Todavía conservo el recorte de una entrevista que el profesor e investigador Juan Sisinio Pérez Garzón concedió, hace casi una década, al diario La Vanguardia, con motivo de la presentación de un libro colectivo en el que varios historiadores analizaban la importancia que el nacionalismo ha revestido en la elaboración de la historia de España. Una historia -decían- concebida y construida para desempeñar la relevante función social de hacer buenos españoles.

La bandera monárquica ondea sobre el islote de Perejil tras se reconquistado por el Ejército español.
Una de las afirmaciones del entrevistado que el medio elevaba a la categoría de titular, decía que “la característica dominante del nacionalismo español actual es que no se reconoce” [La Vanguardia, 29.03.01]. Con posterioridad tuve ocasión de consultar el libro -que adquirí, por supuesto, y obra en mi biblioteca, aunque no resulte fácil ya adquirirlo en el mercado- y comprobé que esta idea se desarrolla ampliamente en el interior, con abundancia de datos y sólidas argumentaciones. El rótulo que lo encabeza resulta sumamente gráfico: La gestión de la memoria. La historia de España al servicio del poder. La elocuencia del mensaje inserto en el título y el subtítulo explica bien a las claras por qué la obra fue silenciada por los grandes medios y no contó con la generosa difusión que otros libros, mucho menos interesantes y rigurosos, reciben en el mercado bibliográfico.
Desde entonces -aunque esta era, obviamente, una percepción que ya albergaba de tiempo atrás- me he divertido mucho contemplando los intentos, tan patéticos como infructuosos, que los nacionalistas españoles más acendrados llevan a cabo para dejar patente ante el orbe todo su inequívoca condición de no-nacionalistas. Lo digo sin acritud.

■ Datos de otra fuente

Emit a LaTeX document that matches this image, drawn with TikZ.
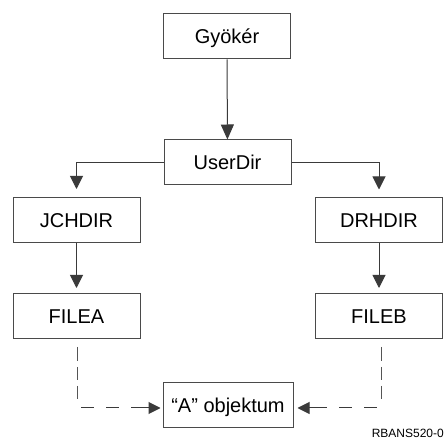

Resulta, de verdad, sugerente, entretenido y hasta ameno, encontrarse con gentes cuya conducta y trayectoria encajan perfectamente en el arquetipo del nacionalista exaltado pero que, sin embargo, viven obsesivamente la idea de presentarse ante la opinión pública como no-nacionalistas. Las acrobacias argumentales en las que a veces incurren para intentar demostrar lo indemostrable, se le hacen a uno realmente simpáticas, cuando no abiertamente cómicas.